Time and motion studies

Anderson noted, “The very foundation core of industrial engineering, our subject matter, our expertise, our value, basically everything we do starts at measuring. We measure everything. And while it’s the core of everything, it’s not very technical. But it’s inserting the improvement into the process that taps the higher level engineering toolkit.”

Businesses commonly use time and motion studies to improve efficiency and productivity, but they are labor-intensive, error-prone, and resource-intensive. And with tasks that can take fractions of a second, human observations easily skew data and insert bias. The challenge for the ISE capstone was to see if time and motion studies could be automated leveraging ML to solve all three of those deficiencies.

https://youtu.be/-UtGbLmD4bQ

Caption: Team member Sara Stavaski illustrates a traditional time and motion study, which is observing an action and timing that action with a stopwatch.

Confronting limitations of time, expertise and budget

Slater remembers the initial period of the project as daunting. “We were not that familiar with machine learning, but we knew generally that developing an algorithm for a model from scratch and obtaining and training the system on the data is super time consuming. We would have to be much higher level software engineers to pull that off. And really good ML systems are really expensive, so we needed a better solution.”

The solution they chose was DeepHAR, an open source machine learning model that they could train to identify a targeted barista activity. The team chose to focus on the “lid-to-handoff” motion. This motion covers the time from when the barista puts the lid on a cup and sets it down on the counter for customer pickup. Training the program to identify whether this action was happening or not would help them deliver a proof of concept to Starbucks.

They set up in Tryer Center, Starbucks’ main user experience laboratory. The team recorded videos as four baristas each performed the lid-to-handoff motion twenty times. Then, they added an additional twenty videos of other actions to train their model. Together, these 100 videos produced over 12,000 video frames that had to be manually labeled in a binary system as “lid-to-handoff” or “not lid-to-handoff.”

https://youtu.be/nDQUYu_THbc

Caption: Team member Bill Zhao demonstrates the “lid-to-handoff,” the key activity the team focused on, which lasted from the time the barista picks up a lid to the time the barista sets the cup down on the counter for customer pickup.

https://youtu.be/M7NOLzbXBcc

Caption: The team labeled the frames of the videos as either “Lid to handoff” if the barista was currently performing the lid to hand off motion or “unknown” if the barista had not started the action yet, had already finished the action, or was performing a different action. They used the Microsoft software VoTT to do the labeling.

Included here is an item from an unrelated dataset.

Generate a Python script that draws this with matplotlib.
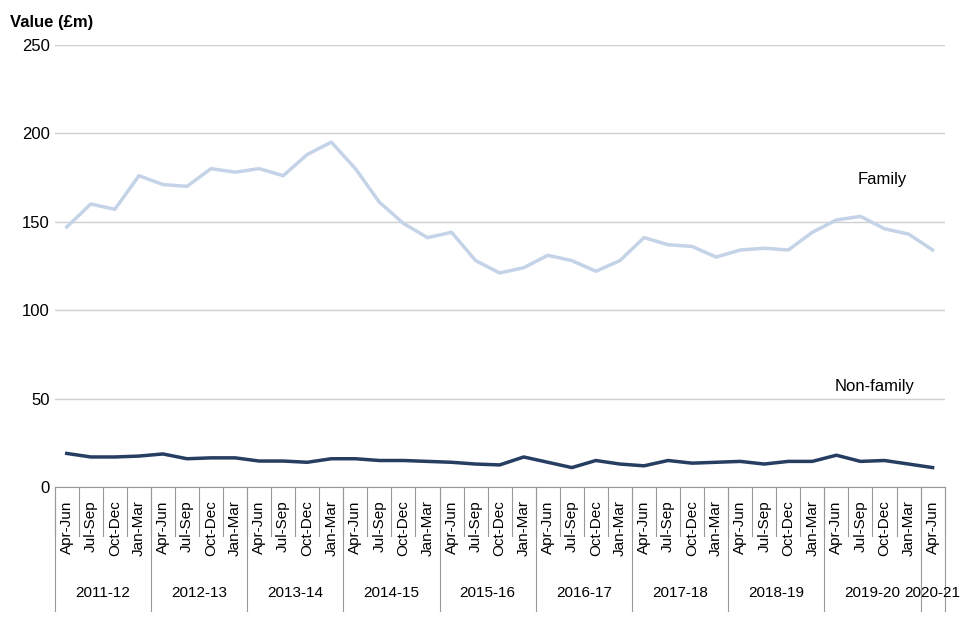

https://www.youtube.com/watch?v=6JdTrfPjIzs

Caption: The team set up a mock barista Station in Starbucks’ Tryer Center with two Microsoft Kinect DK’s to film baristas. They used the video data with established machine learning algorithms.

“Grande” results

The team reported 95 percent accuracy of the model correctly recognizing the lid-to-handoff motion. On timestamping, they reached 71 percent accuracy, which surpassed their Starbucks target, though the team reports that more training on a larger set of actions would improve performance. Overall, the team succeeded in proving that machine learning can be an effective tool for time and motion studies.

Slater had some final reflections on the capstones valuable lessons. “We were really constrained with time and worried about making the wrong decisions, but at a certain point, you just need to make the decision, move forward, and be confident with it. We followed our timeline and reassessed as things went right or wrong, and we just figured out how to get that final deliverable.” And of that deliverable, Anderson says, “They created something that was just fantastic.”

The researchers of this award-winning 2021 ISE capstone team were Daelyn Bergsman, Will Locatelli, Audrey Slater, Sara Stavaski, Payam Vafadari, and Bill Zhao. Faculty advisers were Patty Buchanan and Prashanth Rajivan.